### [Exercise prompt]
Pictures stay out of this copy, which runs from the first line of the material through the line containing "plt.rcParams['font.family'] = ['Liberation".

### [Data block]
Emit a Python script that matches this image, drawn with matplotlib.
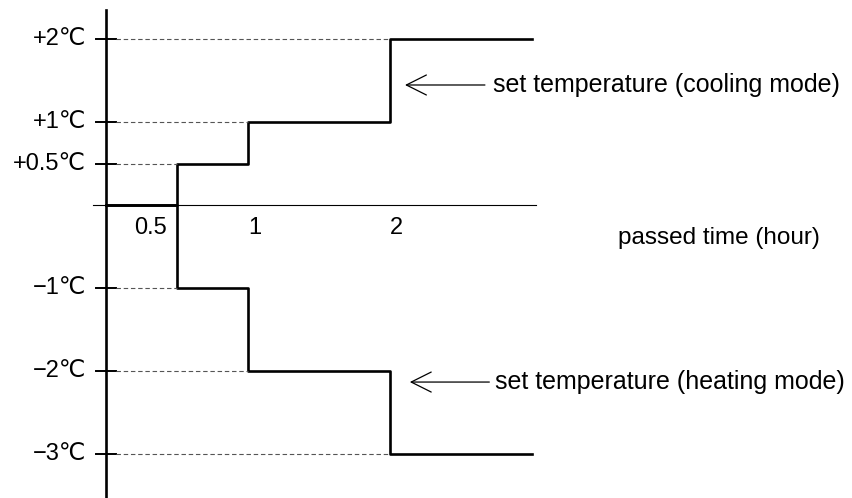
import matplotlib.pyplot as plt

# hours at which the set temperature changes (last value = end of chart)
times = [0, 0.5, 1, 2, 3]
cooling = [0, 0.5, 1, 2]
heating = [0, -1, -2, -3]

tick_levels = [2, 1, 0.5, -1, -2, -3]
tick_labels = ['+2\u2103', '+1\u2103', '+0.5\u2103', '\u22121\u2103', '\u22122\u2103', '\u22123\u2103']
time_labels = ['0.5', '1', '2']

plt.rcParams['font.family'] = ['Liberation Sans', 'DejaVu Sans']

fig = plt.figure(figsize=(8.52, 4.98), dpi=100)
ax = fig.add_axes([0, 0, 1, 1])
ax.set_xlim(-0.746, 5.254)
ax.set_ylim(-3.53, 2.47)
ax.axis('off')

# axes drawn by hand
ax.plot([0, 0], [-3.53, 2.35], color='black', lw=1.9)
ax.plot([-0.09, 3.03], [0, 0], color='black', lw=0.8)

# step lines
for series in (cooling, heating):
    ax.step(times, series + [series[-1]], where='post', color='black', lw=1.9)

# ticks, dashed guides and labels
for level, label in zip(tick_levels, tick_labels):
    series = cooling if level > 0 else heating
    t_start = times[series.index(level)]
    ax.plot([-0.07, 0.07], [level, level], color='black', lw=1.4)
    ax.plot([0.07, t_start], [level, level], color='#555555', lw=0.8,
            dashes=(4, 2.5))
    ax.text(-0.14, level, label, ha='right', va='center', fontsize=17)

for t, label in zip([0.317, 1.049, 2.049], time_labels):
    ax.text(t, -0.277, label, ha='center', va='center', fontsize=17)

ax.text(3.606, -0.40, 'passed time (hour)', ha='left', va='center', fontsize=17.5)

# annotations
arrow = dict(arrowstyle='->,head_length=1.2,head_width=0.6', lw=0.9,
             color='black', mutation_scale=12, shrinkA=0, shrinkB=0)
ax.annotate('', xy=(2.106, 1.446), xytext=(2.669, 1.446), arrowprops=arrow)
ax.text(2.725, 1.446, 'set temperature (cooling mode)', ha='left',
        va='center', fontsize=18)
ax.annotate('', xy=(2.14, -2.133), xytext=(2.70, -2.133), arrowprops=arrow)
ax.text(2.739, -2.133, 'set temperature (heating mode)', ha='left',
        va='center', fontsize=18)

fig.savefig('out.png', dpi=100)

### [Final answer]
Emit a Python script that matches this image, drawn with matplotlib.
import matplotlib.pyplot as plt

# hours at which the set temperature changes (last value = end of chart)
times = [0, 0.5, 1, 2, 3]
cooling = [0, 0.5, 1, 2]
heating = [0, -1, -2, -3]

tick_levels = [2, 1, 0.5, -1, -2, -3]
tick_labels = ['+2\u2103', '+1\u2103', '+0.5\u2103', '\u22121\u2103', '\u22122\u2103', '\u22123\u2103']
time_labels = ['0.5', '1', '2']

plt.rcParams['font.family'] = ['Liberation Sans', 'DejaVu Sans']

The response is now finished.